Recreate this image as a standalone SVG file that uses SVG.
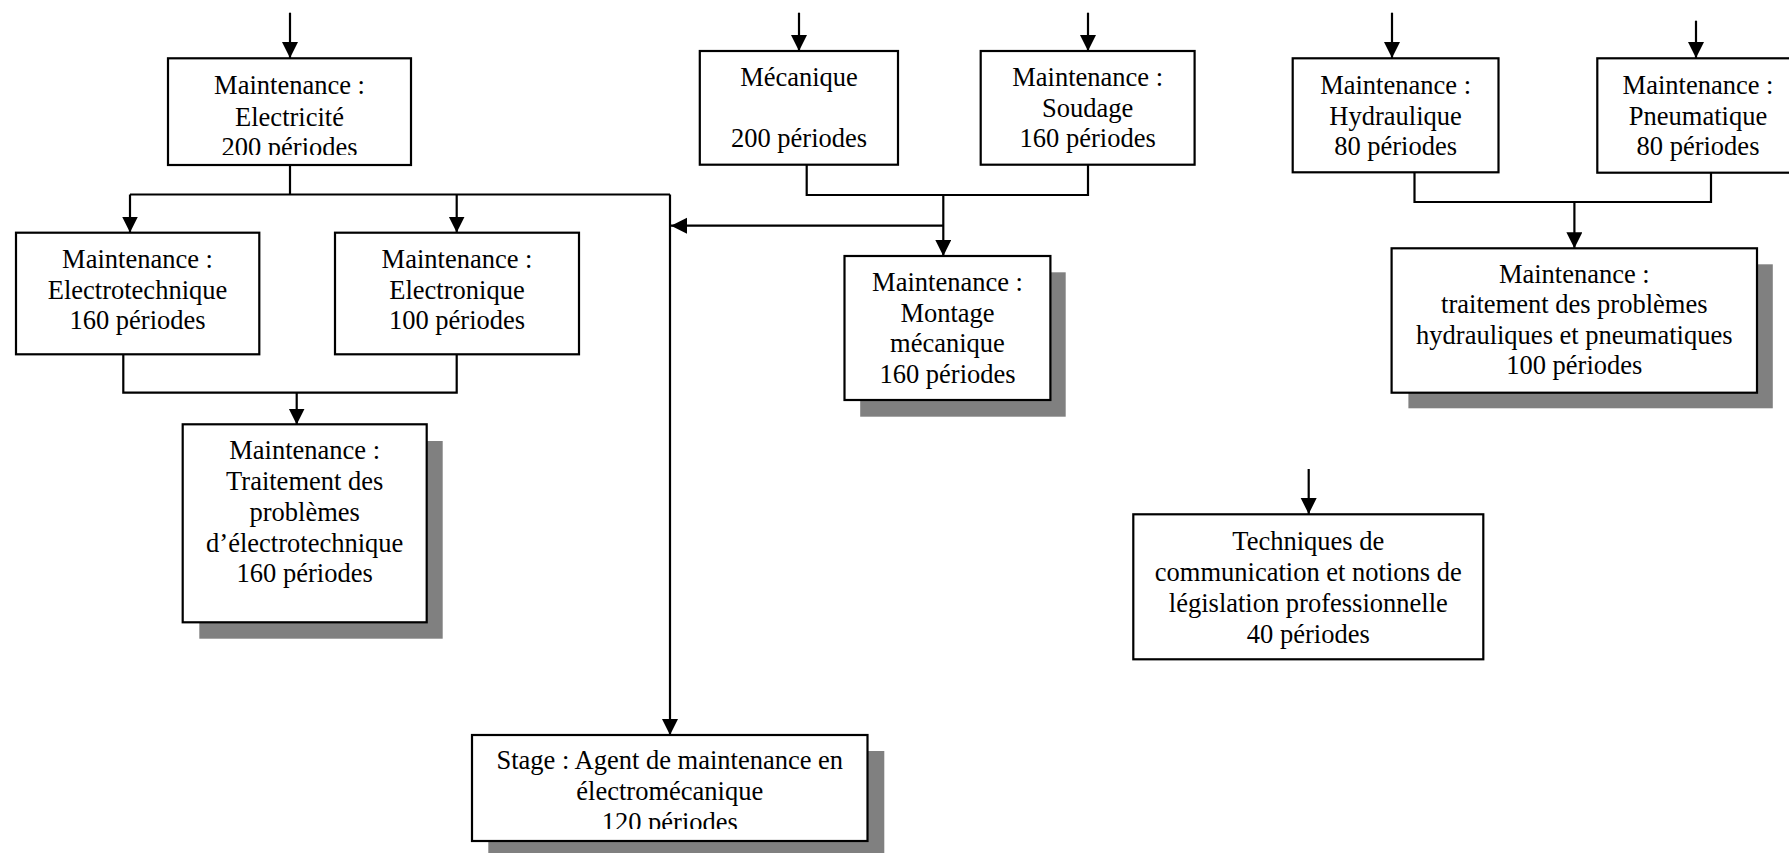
<svg xmlns="http://www.w3.org/2000/svg" width="1789" height="853" viewBox="0 0 1789 853">
<style>
.box{fill:#fff;stroke:#000;stroke-width:2.2}
.sh{fill:#808080}
.t{font-family:"Liberation Serif","Times New Roman",serif;font-size:26.5px;fill:#000;text-anchor:middle}
.c{fill:none;stroke:#000;stroke-width:2.2}
.a{fill:none;stroke:#000;stroke-width:2.2;marker-end:url(#ah)}
</style>
<defs>
<marker id="ah" markerUnits="userSpaceOnUse" markerWidth="17" markerHeight="17" refX="16" refY="8" orient="auto">
<path d="M0,0 L16,8 L0,16 z" fill="#000"/>
</marker>
<clipPath id="clipElec"><rect x="168" y="58" width="243" height="97"/></clipPath>
<clipPath id="clipStage"><rect x="472" y="735" width="396" height="94"/></clipPath>
</defs>
<rect width="1789" height="853" fill="#fff"/>

<g id="connectors">
<path class="a" d="M290,12.7 V58"/>
<path class="a" d="M799,12.7 V51"/>
<path class="a" d="M1088,12.7 V51"/>
<path class="a" d="M1392,12.7 V58"/>
<path class="a" d="M1696,20.7 V58"/>
<path class="a" d="M1308.7,469 V514"/>
<path class="c" d="M290,165 V194.5"/>
<path class="c" d="M130,194.5 H670"/>
<path class="a" d="M130,194.5 V232.5"/>
<path class="a" d="M456.7,194.5 V232.5"/>
<path class="a" d="M670,194.5 V735"/>
<path class="c" d="M806.7,164.7 V195 H1088 V164.7"/>
<path class="a" d="M943.3,195 V256"/>
<path class="a" d="M943.3,225.7 H671"/>
<path class="c" d="M123.3,354.5 V392.7 H456.7 V354.5"/>
<path class="a" d="M296.7,392.7 V424.5"/>
<path class="c" d="M1414.5,172.3 V202 H1711 V172.5"/>
<path class="a" d="M1574.4,202 V248.3"/>
</g>

<g id="n-electricite">
<rect class="box" x="168" y="58.3" width="243" height="106.7"/>
<g clip-path="url(#clipElec)">
<text class="t" x="289.5" y="94.3">Maintenance :</text>
<text class="t" x="289.5" y="125.5">Electricité</text>
<text class="t" x="289.5" y="155.5">200 périodes</text>
</g>
</g>

<g id="n-electrotechnique">
<rect class="box" x="16" y="232.7" width="243.3" height="121.6"/>
<text class="t" x="137.5" y="268.3">Maintenance :</text>
<text class="t" x="137.5" y="299.3">Electrotechnique</text>
<text class="t" x="137.5" y="329.3">160 périodes</text>
</g>

<g id="n-electronique">
<rect class="box" x="335" y="232.7" width="244" height="121.6"/>
<text class="t" x="457" y="268.3">Maintenance :</text>
<text class="t" x="457" y="299.3">Electronique</text>
<text class="t" x="457" y="329.3">100 périodes</text>
</g>

<g id="n-traitement-electro">
<rect class="sh" x="199.3" y="441" width="243.4" height="197.7"/>
<rect class="box" x="182.7" y="424.3" width="244" height="198"/>
<text class="t" x="304.7" y="459.3">Maintenance :</text>
<text class="t" x="304.7" y="490">Traitement des</text>
<text class="t" x="304.7" y="520.7">problèmes</text>
<text class="t" x="304.7" y="551.7">d’électrotechnique</text>
<text class="t" x="304.7" y="581.7">160 périodes</text>
</g>

<g id="n-mecanique">
<rect class="box" x="699.8" y="51" width="198.2" height="113.7"/>
<text class="t" x="799" y="86">Mécanique</text>
<text class="t" x="799" y="147.3">200 périodes</text>
</g>

<g id="n-soudage">
<rect class="box" x="980.7" y="51" width="213.9" height="113.7"/>
<text class="t" x="1087.7" y="86">Maintenance :</text>
<text class="t" x="1087.7" y="116.7">Soudage</text>
<text class="t" x="1087.7" y="147.3">160 périodes</text>
</g>

<g id="n-montage">
<rect class="sh" x="860.2" y="272.3" width="205.5" height="144.4"/>
<rect class="box" x="844.5" y="256" width="205.9" height="144"/>
<text class="t" x="947.5" y="290.7">Maintenance :</text>
<text class="t" x="947.5" y="321.7">Montage</text>
<text class="t" x="947.5" y="352.3">mécanique</text>
<text class="t" x="947.5" y="383.3">160 périodes</text>
</g>

<g id="n-hydraulique">
<rect class="box" x="1292.7" y="58.3" width="205.8" height="114"/>
<text class="t" x="1395.6" y="94">Maintenance :</text>
<text class="t" x="1395.6" y="124.5">Hydraulique</text>
<text class="t" x="1395.6" y="155">80 périodes</text>
</g>

<g id="n-pneumatique">
<rect class="box" x="1597.3" y="58.3" width="200" height="114.4"/>
<text class="t" x="1698" y="94">Maintenance :</text>
<text class="t" x="1698" y="124.5">Pneumatique</text>
<text class="t" x="1698" y="155">80 périodes</text>
</g>

<g id="n-traitement-hydro">
<rect class="sh" x="1408.4" y="264.3" width="364.4" height="144"/>
<rect class="box" x="1391.6" y="248.3" width="365.4" height="144.4"/>
<text class="t" x="1574.3" y="282.7">Maintenance :</text>
<text class="t" x="1574.3" y="313.3">traitement des problèmes</text>
<text class="t" x="1574.3" y="343.7">hydrauliques et pneumatiques</text>
<text class="t" x="1574.3" y="374">100 périodes</text>
</g>

<g id="n-techniques">
<rect class="box" x="1133.3" y="514.3" width="350" height="145"/>
<text class="t" x="1308.3" y="550">Techniques de</text>
<text class="t" x="1308.3" y="581">communication et notions de</text>
<text class="t" x="1308.3" y="611.7">législation professionnelle</text>
<text class="t" x="1308.3" y="642.7">40 périodes</text>
</g>

<g id="n-stage">
<rect class="sh" x="488.3" y="751" width="396" height="106"/>
<rect class="box" x="472" y="735" width="395.5" height="106"/>
<g clip-path="url(#clipStage)">
<text class="t" x="669.8" y="769.3">Stage : Agent de maintenance en</text>
<text class="t" x="669.8" y="800">électromécanique</text>
<text class="t" x="669.8" y="830.7">120 périodes</text>
</g>
</g>
</svg>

================================

Restate the entire listing word for word, excluding pictures.

ANSWER BELOW:
Recreate this image as a standalone SVG file that uses SVG.
<svg xmlns="http://www.w3.org/2000/svg" width="1789" height="853" viewBox="0 0 1789 853">
<style>
.box{fill:#fff;stroke:#000;stroke-width:2.2}
.sh{fill:#808080}
.t{font-family:"Liberation Serif","Times New Roman",serif;font-size:26.5px;fill:#000;text-anchor:middle}
.c{fill:none;stroke:#000;stroke-width:2.2}
.a{fill:none;stroke:#000;stroke-width:2.2;marker-end:url(#ah)}
</style>
<defs>
<marker id="ah" markerUnits="userSpaceOnUse" markerWidth="17" markerHeight="17" refX="16" refY="8" orient="auto">
<path d="M0,0 L16,8 L0,16 z" fill="#000"/>
</marker>
<clipPath id="clipElec"><rect x="168" y="58" width="243" height="97"/></clipPath>
<clipPath id="clipStage"><rect x="472" y="735" width="396" height="94"/></clipPath>
</defs>
<rect width="1789" height="853" fill="#fff"/>

<g id="connectors">
<path class="a" d="M290,12.7 V58"/>
<path class="a" d="M799,12.7 V51"/>
<path class="a" d="M1088,12.7 V51"/>
<path class="a" d="M1392,12.7 V58"/>
<path class="a" d="M1696,20.7 V58"/>
<path class="a" d="M1308.7,469 V514"/>
<path class="c" d="M290,165 V194.5"/>
<path class="c" d="M130,194.5 H670"/>
<path class="a" d="M130,194.5 V232.5"/>
<path class="a" d="M456.7,194.5 V232.5"/>
<path class="a" d="M670,194.5 V735"/>
<path class="c" d="M806.7,164.7 V195 H1088 V164.7"/>
<path class="a" d="M943.3,195 V256"/>
<path class="a" d="M943.3,225.7 H671"/>
<path class="c" d="M123.3,354.5 V392.7 H456.7 V354.5"/>
<path class="a" d="M296.7,392.7 V424.5"/>
<path class="c" d="M1414.5,172.3 V202 H1711 V172.5"/>
<path class="a" d="M1574.4,202 V248.3"/>
</g>

<g id="n-electricite">
<rect class="box" x="168" y="58.3" width="243" height="106.7"/>
<g clip-path="url(#clipElec)">
<text class="t" x="289.5" y="94.3">Maintenance :</text>
<text class="t" x="289.5" y="125.5">Electricité</text>
<text class="t" x="289.5" y="155.5">200 périodes</text>
</g>
</g>

<g id="n-electrotechnique">
<rect class="box" x="16" y="232.7" width="243.3" height="121.6"/>
<text class="t" x="137.5" y="268.3">Maintenance :</text>
<text class="t" x="137.5" y="299.3">Electrotechnique</text>
<text class="t" x="137.5" y="329.3">160 périodes</text>
</g>

<g id="n-electronique">
<rect class="box" x="335" y="232.7" width="244" height="121.6"/>
<text class="t" x="457" y="268.3">Maintenance :</text>
<text class="t" x="457" y="299.3">Electronique</text>
<text class="t" x="457" y="329.3">100 périodes</text>
</g>

<g id="n-traitement-electro">
<rect class="sh" x="199.3" y="441" width="243.4" height="197.7"/>
<rect class="box" x="182.7" y="424.3" width="244" height="198"/>
<text class="t" x="304.7" y="459.3">Maintenance :</text>
<text class="t" x="304.7" y="490">Traitement des</text>
<text class="t" x="304.7" y="520.7">problèmes</text>
<text class="t" x="304.7" y="551.7">d’électrotechnique</text>
<text class="t" x="304.7" y="581.7">160 périodes</text>
</g>

<g id="n-mecanique">
<rect class="box" x="699.8" y="51" width="198.2" height="113.7"/>
<text class="t" x="799" y="86">Mécanique</text>
<text class="t" x="799" y="147.3">200 périodes</text>
</g>

<g id="n-soudage">
<rect class="box" x="980.7" y="51" width="213.9" height="113.7"/>
<text class="t" x="1087.7" y="86">Maintenance :</text>
<text class="t" x="1087.7" y="116.7">Soudage</text>
<text class="t" x="1087.7" y="147.3">160 périodes</text>
</g>

<g id="n-montage">
<rect class="sh" x="860.2" y="272.3" width="205.5" height="144.4"/>
<rect class="box" x="844.5" y="256" width="205.9" height="144"/>
<text class="t" x="947.5" y="290.7">Maintenance :</text>
<text class="t" x="947.5" y="321.7">Montage</text>
<text class="t" x="947.5" y="352.3">mécanique</text>
<text class="t" x="947.5" y="383.3">160 périodes</text>
</g>

<g id="n-hydraulique">
<rect class="box" x="1292.7" y="58.3" width="205.8" height="114"/>
<text class="t" x="1395.6" y="94">Maintenance :</text>
<text class="t" x="1395.6" y="124.5">Hydraulique</text>
<text class="t" x="1395.6" y="155">80 périodes</text>
</g>

<g id="n-pneumatique">
<rect class="box" x="1597.3" y="58.3" width="200" height="114.4"/>
<text class="t" x="1698" y="94">Maintenance :</text>
<text class="t" x="1698" y="124.5">Pneumatique</text>
<text class="t" x="1698" y="155">80 périodes</text>
</g>

<g id="n-traitement-hydro">
<rect class="sh" x="1408.4" y="264.3" width="364.4" height="144"/>
<rect class="box" x="1391.6" y="248.3" width="365.4" height="144.4"/>
<text class="t" x="1574.3" y="282.7">Maintenance :</text>
<text class="t" x="1574.3" y="313.3">traitement des problèmes</text>
<text class="t" x="1574.3" y="343.7">hydrauliques et pneumatiques</text>
<text class="t" x="1574.3" y="374">100 périodes</text>
</g>

<g id="n-techniques">
<rect class="box" x="1133.3" y="514.3" width="350" height="145"/>
<text class="t" x="1308.3" y="550">Techniques de</text>
<text class="t" x="1308.3" y="581">communication et notions de</text>
<text class="t" x="1308.3" y="611.7">législation professionnelle</text>
<text class="t" x="1308.3" y="642.7">40 périodes</text>
</g>

<g id="n-stage">
<rect class="sh" x="488.3" y="751" width="396" height="106"/>
<rect class="box" x="472" y="735" width="395.5" height="106"/>
<g clip-path="url(#clipStage)">
<text class="t" x="669.8" y="769.3">Stage : Agent de maintenance en</text>
<text class="t" x="669.8" y="800">électromécanique</text>
<text class="t" x="669.8" y="830.7">120 périodes</text>
</g>
</g>
</svg>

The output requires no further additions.